Sampension, just like many other pension funds, has experienced that expected returns on new offshore wind projects have become somewhat unattractive.

But in spite of this, the pension fund does not rule out that it may enter future offshore wind projects, explains Henrik Olejasz Larsen, Chief Investment Officer at Sampension, when FWAM asks if Sampension might invest directly in offshore wind turbines within a foreseeable future.

"We have not yet seen projects that we find sufficiently attractive. But I hope that it is posible. I wouldn't call it an expectation, but it's definitely my hope," he tells FWAM.

More projects could make offshore wind more attractive

Sampension has yet to make direct investments in offshore wind farms, but the fund has invested "a good billion Danish kroner" (EUR 135 million) in onshore wind turbine projects.

Olejasz Larsen explains that Sampension has not invested directly in offshore wind, as the company found that the risks in the projects are not adequately compensated for by expected returns.

"I think one of the reasons why the returns on offshore wind haven't been so high is that they are fairly big projects, and this suits large German pension funds, for example, which can invest in something both interesting and big. This means that with a manageable amount of work, they could invest a sizeable amount."

"At our company, we decided that we would rather invest in generally smaller amounts overall as to regulate risk, and we were willing to have a somewhat broader portfolio, which could also be of a more complex configuration," says Olejasz Larsen.

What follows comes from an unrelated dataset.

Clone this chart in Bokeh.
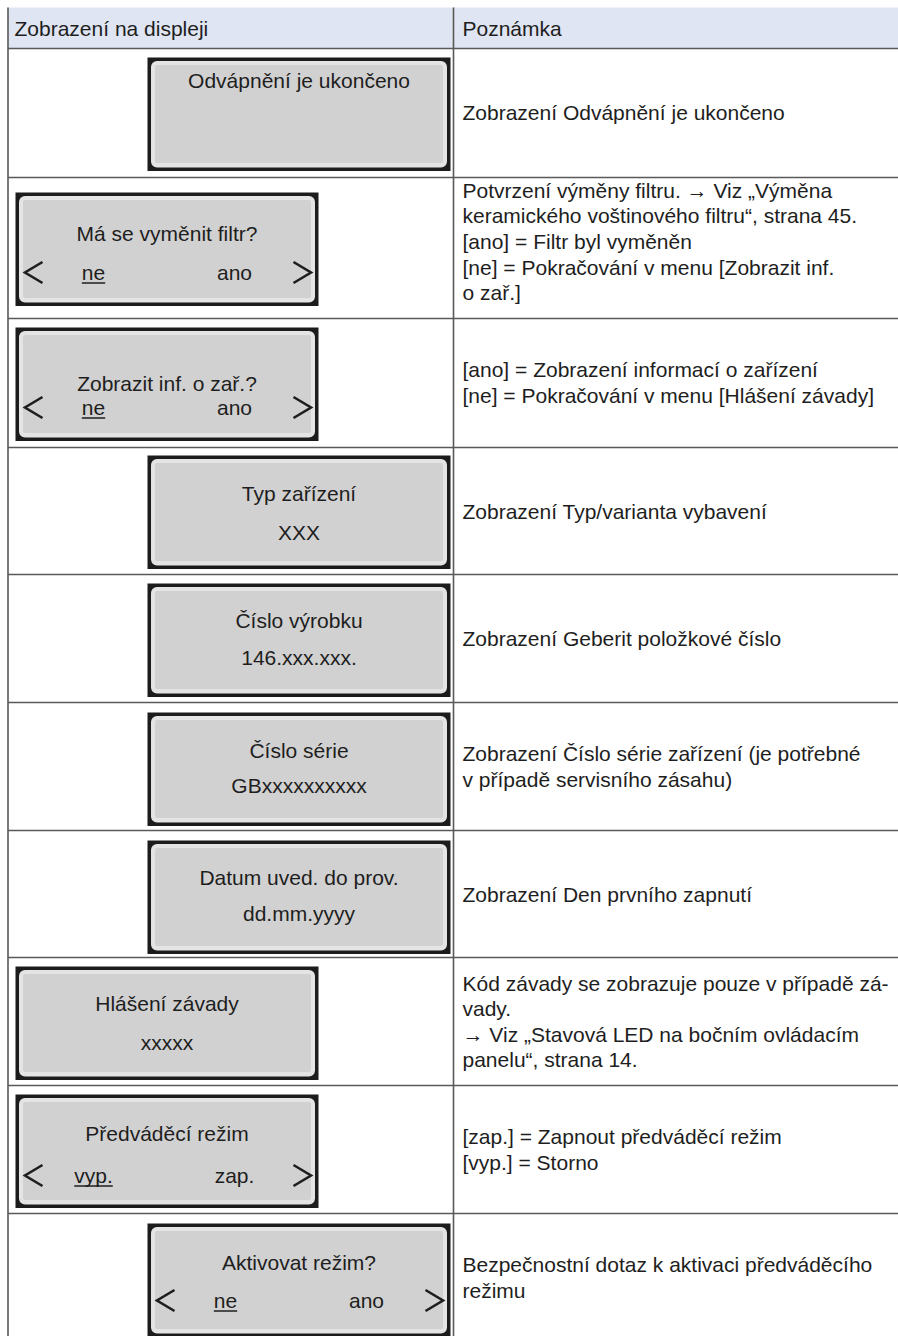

What makes it interesting anyway?

"Well, it's a hope and maybe also a hope that the flow of bigger projects being tendered might help to make reasonable risk premiums achieveable. This is not the same as the returns not going lower than what they were for the first offshore wind farms, but the market conditions were generally different back then. Other types of returns have declined in the meantime as well. It's a question of a relative evaluation of what kind of returns we can get. And a big supply is usually a healthy sign when you want to invest," he says.

Too much optimism about electricity prices

The market for offshore wind turbines has been thoroughly shaken by new players accepting lower returns than the traditional industry developers, such as Dong Energy, have previously conceded to. One example is the consortium consisting of Shell, Van Oord, Eneco, and Mitsubishi/DGE, which won a tender last year for the Dutch offshore wind farms Borssele 3 and 4 by only demanding a price of EUR 54.5/mWh. This is EUR 18 lower than what Dong Energy had won the tender with for the Borssele 1 and 2 farms.

Some developers accept lower returns. Could that put pressure on you if you enter this type of investment?

"No, I don't really think so, because I think that the effect will primarily be that there will be a bigger supply. The developers take a very large share as they finish the project and get it ready for the investor. That is probably where we will see pressure on profits to be made," says Sampension's CIO.

Have the declining electricity prices affected your appetite for offshore wind farms?

"Not really directly. Because this is reflected in what comes to the market. But it has affected us somewhat indirectly."

"One of the reasons why we haven't invested yet is probably that we found the expectations a little too optimistic when it comes to the future development of electricity prices. There is a whole new attention to the fact that electricity prices don't just go up and up," says Olejasz Larsen.